Maybe now is the time for investors to ‘price test’ AIB

The positive sentiment towards Ireland won’t last forever

 David Duffy chief executive with AIB: said the European Commission’s approval of its restructuring plan was symbolically important. Photograph: David Sleator/The Irish Times

David Duffy chief executive with AIB: said the European Commission’s approval of its restructuring plan was symbolically important. Photograph: David Sleator/The Irish Times

Wed, May 14, 2014, 01:00

It’s a measure of the sudden turnaround in AIB’s trading performance that Eamonn Hughes, a seasoned banking analyst with Goodbody Stockbrokers, dramatically revised his forecasts for the bank on Monday evening following the publication of the company’s first-quarter trading update.

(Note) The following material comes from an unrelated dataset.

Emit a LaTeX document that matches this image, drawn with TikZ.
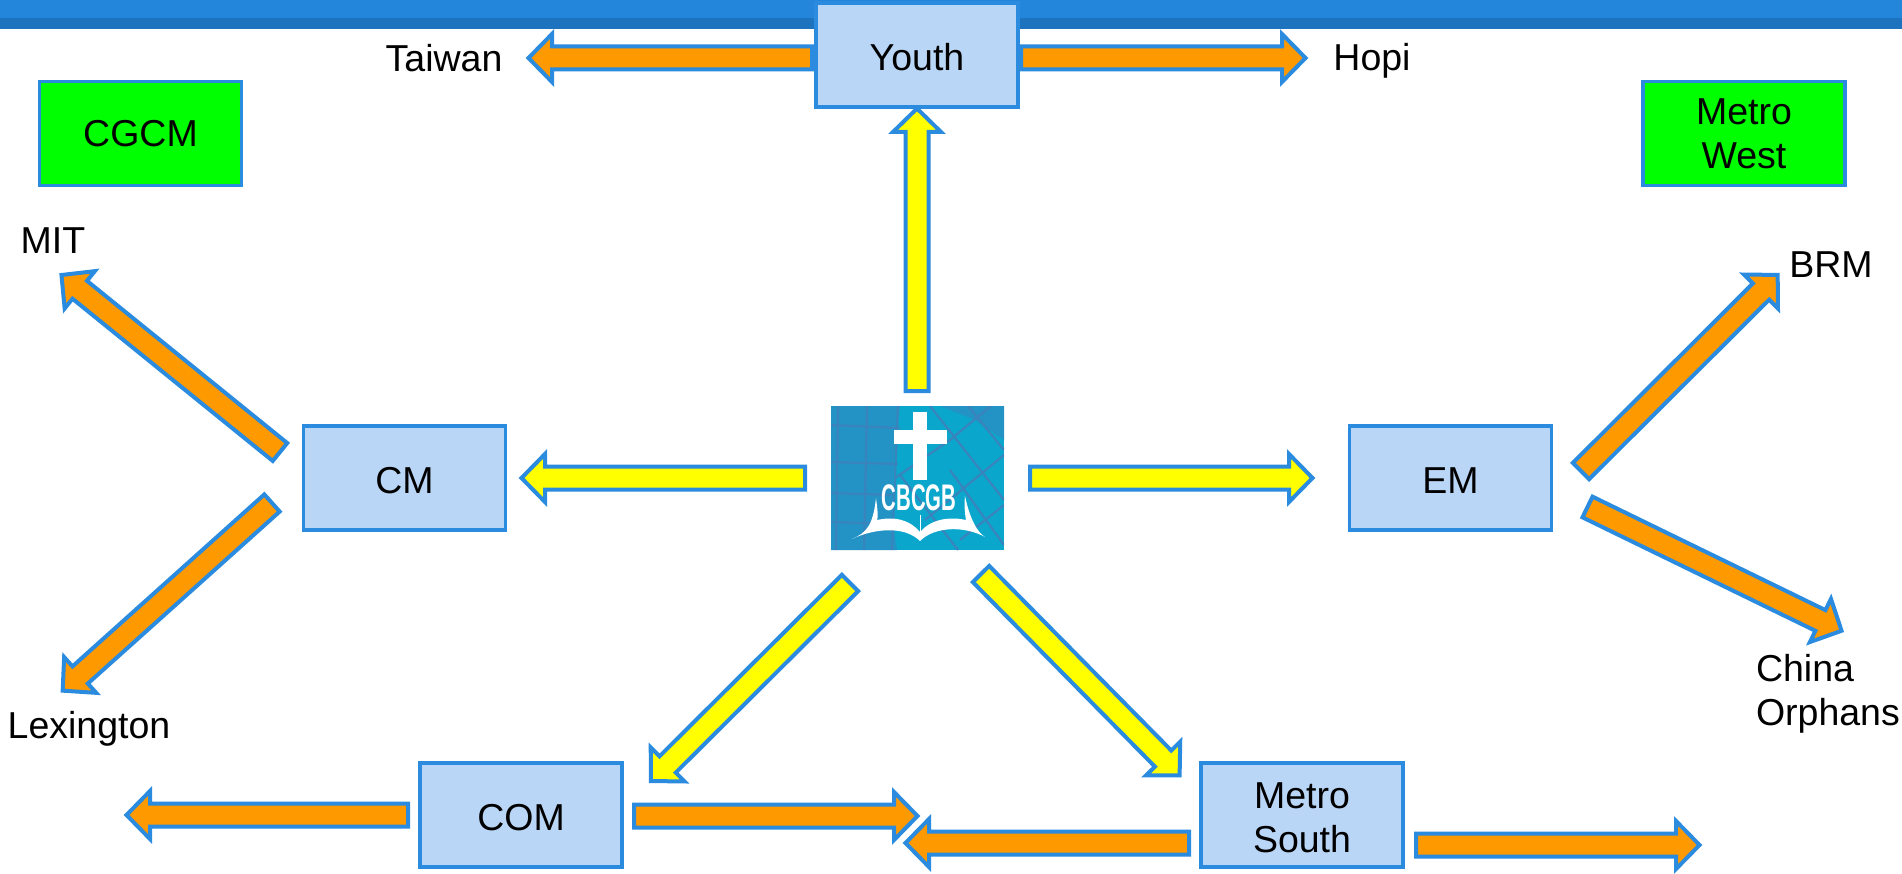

In case you missed it, the bank said it returned to profit in the first quarter of this year while its stock of impaired loans reduced by €700 million.

Hughes originally had a €173 million loss pencilled in for this year but has now revised it to a profit of €216 million for 2014. That’s a hefty €390 million swing into the black. He puts about 20 per cent of the turnaround down to increased income and most of the balance to an improved outlook on provisions.

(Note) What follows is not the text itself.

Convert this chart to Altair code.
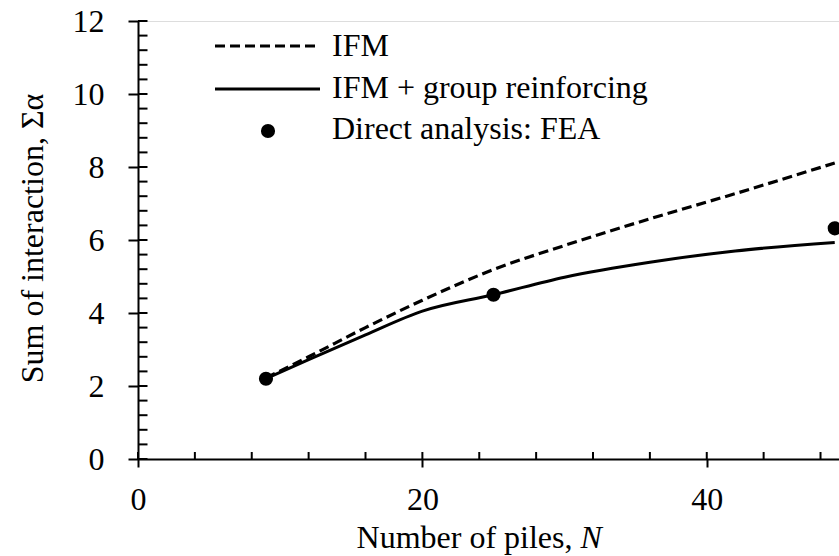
import altair as alt
import pandas as pd

# Number of piles in the group, N
piles = [9, 12, 16, 20, 25, 30, 36, 42, 49]
# Sum of interaction factors, interaction factor method (IFM)
ifm = [2.22, 2.80, 3.60, 4.35, 5.19, 5.85, 6.58, 7.27, 8.11]
# IFM including the group reinforcing effect
ifm_reinf = [2.20, 2.72, 3.40, 4.05, 4.50, 4.98, 5.39, 5.70, 5.93]
# Direct analysis by finite elements
fea_piles = [9, 25, 49]
fea_sum = [2.20, 4.50, 6.32]

# Axis ticks
x_major = [0, 20, 40]
x_minor = [4, 8, 12, 16, 24, 28, 32, 36, 44, 48]
y_major = [0, 2, 4, 6, 8, 10, 12]
y_minor = [round(i * 0.4, 1) for i in range(31) if i % 5]

legend_labels = ["IFM", "IFM + group reinforcing", "Direct analysis: FEA"]

FONT = "Liberation Serif"
FS = 32
W, H = 701, 438
LEFT, TOP = 138, 21
INK = "black"

curves = pd.DataFrame({"N": piles, "ifm": ifm, "reinf": ifm_reinf})
fea = pd.DataFrame({"N": fea_piles, "sum": fea_sum})

xs = alt.Scale(domain=[0, 49.3], nice=False, zero=False)
ys = alt.Scale(domain=[0, 12], nice=False)

x_axis = alt.Axis(values=x_major, format="d", tickSize=8, tickWidth=2, tickColor=INK,
                  domainColor=INK, domainWidth=2, labelFont=FONT, labelFontSize=FS,
                  labelColor=INK, labelPadding=17, labelFlush=False, grid=False, title=None)
y_axis = alt.Axis(values=y_major, format="d", tickSize=10, tickWidth=2, tickColor=INK,
                  domainColor=INK, domainWidth=2, labelFont=FONT, labelFontSize=FS,
                  labelColor=INK, labelPadding=24, grid=False,
                  title="Sum of interaction, Σα", titleFont=FONT, titleFontSize=FS,
                  titleFontWeight="normal", titleColor=INK, titleX=-96, titleY=217,
                  titleBaseline="alphabetic", titleAlign="center", titleAngle=270)

base = alt.Chart(curves)

dashed = base.mark_line(color=INK, strokeWidth=3.2, strokeDash=[10, 5],
                        interpolate="monotone").encode(
    x=alt.X("N:Q", scale=xs, axis=x_axis),
    y=alt.Y("ifm:Q", scale=ys, axis=y_axis),
)
solid = base.mark_line(color=INK, strokeWidth=3, interpolate="monotone").encode(
    x=alt.X("N:Q", scale=xs),
    y=alt.Y("reinf:Q", scale=ys),
)
dots = alt.Chart(fea).mark_circle(color=INK, opacity=1, size=200).encode(
    x=alt.X("N:Q", scale=xs),
    y=alt.Y("sum:Q", scale=ys),
)

# inward-facing tick marks (major ticks cross the axis line)
x_in = alt.Chart(pd.DataFrame({"t": x_major + x_minor})).mark_rule(
    color=INK, strokeWidth=2).encode(
    x=alt.X("t:Q", scale=xs), y=alt.value(H), y2=alt.value(H - 7))
y_in = alt.Chart(pd.DataFrame({"t": y_major + y_minor})).mark_rule(
    color=INK, strokeWidth=2).encode(
    y=alt.Y("t:Q", scale=ys), x=alt.value(0), x2=alt.value(9.5))


def one(text):
    return alt.Chart(pd.DataFrame({"label": [text]}))


def label(text, x, y, align="left", style="normal"):
    return one(text).mark_text(font=FONT, fontSize=FS, color=INK, align=align,
                               baseline="alphabetic", fontStyle=style).encode(
        x=alt.value(x), y=alt.value(y), text="label:N")


# x-axis title with italic N
x_title = label("Number of piles,", 434.5, 527, align="right") + \
    label("N", 442.5, 527, style="italic")

# legend
leg_dash = one(legend_labels[0]).mark_rule(color=INK, strokeWidth=3.2,
                                           strokeDash=[10, 5]).encode(
    x=alt.value(77), x2=alt.value(182), y=alt.value(25))
leg_solid = one(legend_labels[1]).mark_rule(color=INK, strokeWidth=3).encode(
    x=alt.value(77), x2=alt.value(182), y=alt.value(68))
leg_dot = one(legend_labels[2]).mark_circle(color=INK, opacity=1, size=200).encode(
    x=alt.value(130), y=alt.value(110))
leg_text = (label(legend_labels[0], 194, 35) + label(legend_labels[1], 194, 77)
            + label(legend_labels[2], 194, 118))

chart = alt.layer(
    dashed, solid, dots, x_in, y_in, x_title, leg_dash, leg_solid, leg_dot, leg_text
).properties(
    width=W, height=H,
    padding={"left": LEFT, "top": TOP, "right": 0, "bottom": 556 - TOP - H},
    autosize=alt.AutoSizeParams(type="none"),
    background="white",
).configure_view(
    stroke=None
).configure_axis(
    labelFont=FONT, titleFont=FONT
).configure_text(
    font=FONT
).configure(
    font=FONT
)

chart.save("out.html", embed_options={"renderer": "svg", "actions": False})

The improved outlook came just one week after the European Commission approved the bank’s restructuring plan. AIB chief executive David Duffy told me this was symbolically important, particularly for the staff as it meant “leaving the past behind and moving on to a forward-looking agenda”.

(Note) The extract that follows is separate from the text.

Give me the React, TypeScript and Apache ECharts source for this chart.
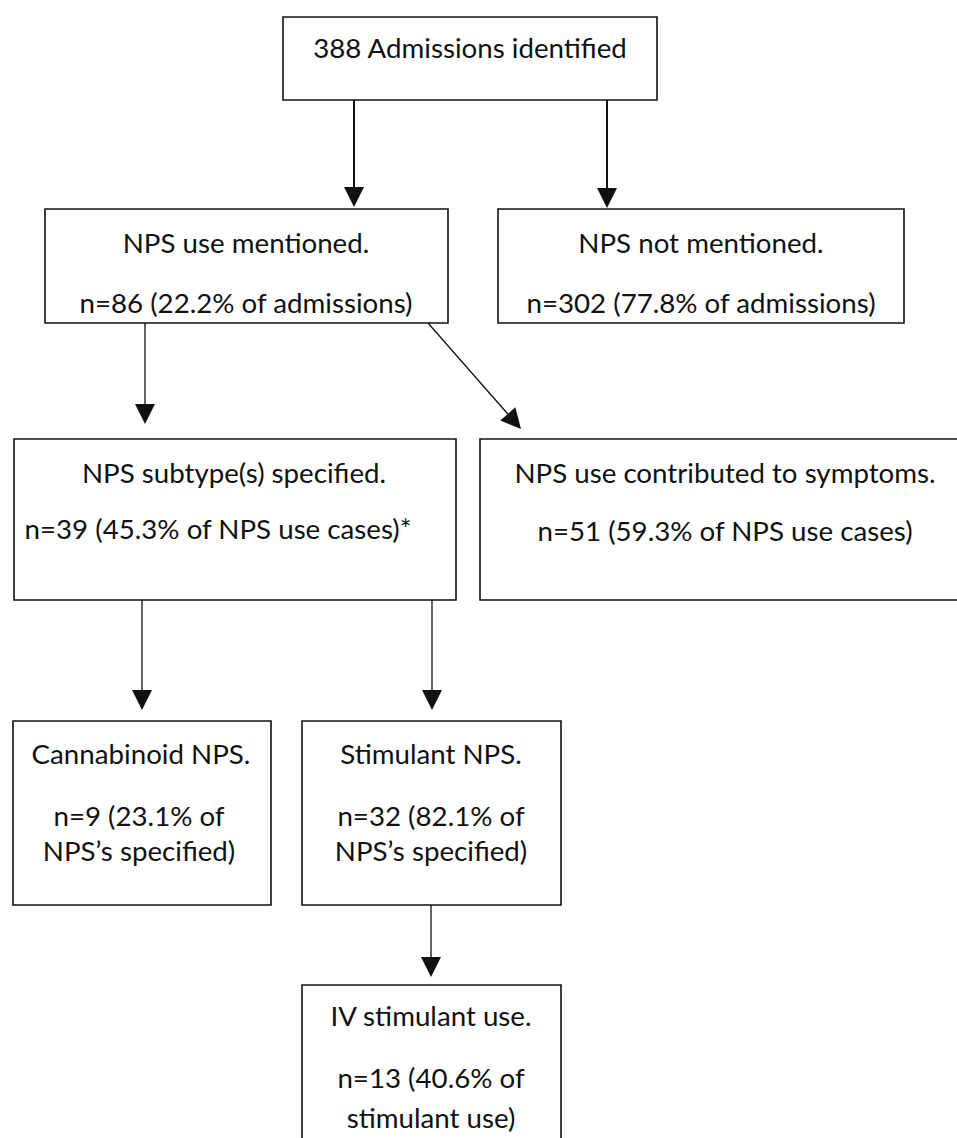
import React, { useEffect, useRef } from "react";
import * as echarts from "echarts";

// ---- content (data) ----
const nodeTitles = [
  "388 Admissions identified",
  "NPS use mentioned.",
  "NPS not mentioned.",
  "NPS subtype(s) specified.",
  "NPS use contributed to symptoms.",
  "Cannabinoid NPS.",
  "Stimulant NPS.",
  "IV stimulant use.",
];
const nodeCounts = [388, 86, 302, 39, 51, 9, 32, 13];
const nodePercents: (number | null)[] = [null, 22.2, 77.8, 45.3, 59.3, 23.1, 82.1, 40.6];
const percentBases = ["", "admissions", "admissions", "NPS use cases", "NPS use cases", "NPS\u2019s specified", "NPS\u2019s specified", "stimulant use"];
const footnoteMarks = ["", "", "", "*", "", "", "", ""];
const edgeSources = [0, 0, 1, 1, 3, 3, 6];
const edgeTargets = [1, 2, 3, 4, 5, 6, 7];

// ---- layout (positions / sizes / styles) ----
// box: [x0, y0, x1, y1]
const boxRects = [
  [283, 17, 657, 100],
  [45, 209, 448, 323],
  [498, 209, 904, 323],
  [14, 439, 456, 600],
  [480, 439, 970, 600],
  [13, 721, 271, 905],
  [302, 721, 561, 905],
  [302, 985, 561, 1160],
];
// text anchor per box: [centerX, titleY, line2Y, line3Y(or null), line2CenterX]
const textAnchors = [
  [470, 47, null, null, 470],
  [246, 242, 302, null, 246],
  [701, 242, 302, null, 701],
  [234, 472, 528, null, 218],
  [725, 472, 530, null, 725],
  [141, 753, 815, 850, 139],
  [431, 753, 815, 850, 431],
  [431, 1015, 1077, 1117, 431],
];
// edge: [x1, y1, xTip, yTip, lineWidth]
const edgeLayout = [
  [354, 100, 354, 207, 2],
  [607, 100, 607, 208, 2],
  [145, 323, 145, 424, 1.3],
  [428, 323, 521, 429, 1.3],
  [142, 600, 142, 710, 1.3],
  [432, 600, 432, 710, 1.3],
  [431, 905, 431, 977, 1.3],
];
const HEAD_LEN = 20;
const HEAD_HALF = 10;
const FONT = "Lato, 'Open Sans', sans-serif";
const FONT_SIZE = 27.7;
const INK = "#111";

function countLines(i: number): string[] {
  const p = nodePercents[i];
  if (p === null) return [];
  const full = `n=${nodeCounts[i]} (${p.toFixed(1)}% of ${percentBases[i]})${footnoteMarks[i]}`;
  if (textAnchors[i][3] !== null) {
    return [`n=${nodeCounts[i]} (${p.toFixed(1)}% of`, `${percentBases[i]})${footnoteMarks[i]}`];
  }
  return [full];
}

export default function App() {
  const ref = useRef<HTMLDivElement>(null);
  useEffect(() => {
    document.body.style.margin = "0";
    if (!ref.current) return;
    const chart = echarts.init(ref.current, undefined, { renderer: "svg" });

    const txt = (x: number, y: number, text: string) => ({
      type: "text",
      x,
      y,
      style: {
        text,
        fill: INK,
        fontSize: FONT_SIZE,
        fontFamily: FONT,
        align: "center",
        verticalAlign: "middle",
      },
    });

    chart.setOption({
      animation: false,
      backgroundColor: "#fff",
      grid: { left: 0, right: 0, top: 0, bottom: 0 },
      xAxis: { type: "value", min: 0, max: 957, show: false },
      yAxis: { type: "value", min: 0, max: 1138, inverse: true, show: false },
      series: [
        {
          type: "custom",
          name: "boxes",
          coordinateSystem: "cartesian2d",
          data: nodeTitles.map((_, i) => [i]),
          renderItem: (params: any, api: any) => {
            const i = params.dataIndex;
            const [x0, y0, x1, y1] = boxRects[i];
            const p0 = api.coord([x0, y0]);
            const p1 = api.coord([x1, y1]);
            const [cx, ty, l2y, l3y, c2x] = textAnchors[i] as any[];
            const children: any[] = [
              {
                type: "rect",
                shape: { x: p0[0], y: p0[1], width: p1[0] - p0[0], height: p1[1] - p0[1] },
                style: { fill: "#fff", stroke: INK, lineWidth: 1.6 },
              },
            ];
            const tp = api.coord([cx, ty]);
            children.push(txt(tp[0], tp[1], nodeTitles[i]));
            const lines = countLines(i);
            const ys = [l2y, l3y];
            lines.forEach((ln, k) => {
              const pp = api.coord([c2x, ys[k]]);
              children.push(txt(pp[0], pp[1], ln));
            });
            return { type: "group", children };
          },
        },
        {
          type: "custom",
          name: "edges",
          coordinateSystem: "cartesian2d",
          data: edgeSources.map((s, k) => [s, edgeTargets[k]]),
          renderItem: (params: any, api: any) => {
            const k = params.dataIndex;
            const [ax, ay, bx, by, lw] = edgeLayout[k];
            const a = api.coord([ax, ay]);
            const b = api.coord([bx, by]);
            const dx = b[0] - a[0];
            const dy = b[1] - a[1];
            const len = Math.sqrt(dx * dx + dy * dy);
            const ux = dx / len;
            const uy = dy / len;
            const base = [b[0] - ux * HEAD_LEN, b[1] - uy * HEAD_LEN];
            const px = -uy;
            const py = ux;
            return {
              type: "group",
              children: [
                {
                  type: "line",
                  shape: { x1: a[0], y1: a[1], x2: base[0], y2: base[1] },
                  style: { stroke: INK, lineWidth: lw },
                },
                {
                  type: "polygon",
                  shape: {
                    points: [
                      [b[0], b[1]],
                      [base[0] + px * HEAD_HALF, base[1] + py * HEAD_HALF],
                      [base[0] - px * HEAD_HALF, base[1] - py * HEAD_HALF],
                    ],
                  },
                  style: { fill: INK, stroke: "none" },
                },
              ],
            };
          },
        },
      ],
    });
    return () => chart.dispose();
  }, []);
  return <div ref={ref} style={{ width: 957, height: 1138 }} />;
}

All of a sudden, AIB has a strong wind at its back and there is now a clear expectation building of some sort of privatisation in 2015. It will certainly happen before the next general election, which has to be held by March 2016.

There’s a political imperative to this, both to feed the narrative ahead of the next election that Fine Gael and the Labour Party delivered on their promise to sort out the banking sector, and to help grease the wheels for whatever tax cuts the Government has in mind to win back disillusioned voters.

When he took over as CEO, Duffy set out a three-year plan to return AIB to the black and prepare the ground for external investment.

Stress tests

To achieve this, AIB first had to demonstrate its viability to the markets. This has involved getting back into profit (tick),

reducing impaired loans and demonstrating that its debt arrears are being managed effectively (half a tick), and proving the bank is adequately capitalised (jury still out).

The questions around its capital adequacy won’t be answered definitively until the results of the European bank stress tests are published in November. Barring a stumble in the coming months, this hurdle should be cleared.

It will then be full steam ahead to deal with the contingent capital notes and preference shares held by the State.

It will also have to deal with its ordinary share capital structure. There are more than 521 billion AIB shares in issue, which gives it a market cap of about €57 billion. Crazy stuff.

The bank issued an additional 2.17 billion shares to the Government yesterday instead of paying a dividend of €280 million due on the €3.5 billion worth of preference shares held by the State since 2009. This follows a trend of recent years. The State already owns 99.8 per cent of AIB so the issue of more shares is no big deal save for the fact it would be handy to have €280 million available to the exchequer. AIB’s trading update on Monday noted a valuation of one times net asset value (NAV) is the rule of thumb for its European peers. AIB is totally out of whack at at eight times its NAV at the end of 2013.

Return to exchequer

The State’s holding in AIB is currently on the books of the National Pension Reserve Fund at €10.1 billion. With the bank now back in profit, this should rise when the next

year-end valuation exercise is completed.

AIB (including EBS) has received a bailout of €20.8 billion. Whichever way you shake it, there’s a large gap still to bridge if taxpayers are to get all of their money back. Timing the sale of a piece of AIB will be crucial to any return to the exchequer.

Investors are hot to trot on Ireland at the minute. We’ve seen that with Bank of Ireland over the past year or so and with the recent sale of IBRC’s €22 billion loan book.

This positive sentiment towards Ireland won’t last forever. Maybe now is the right time to ‘price test’ AIB. You’d hate to miss the boat.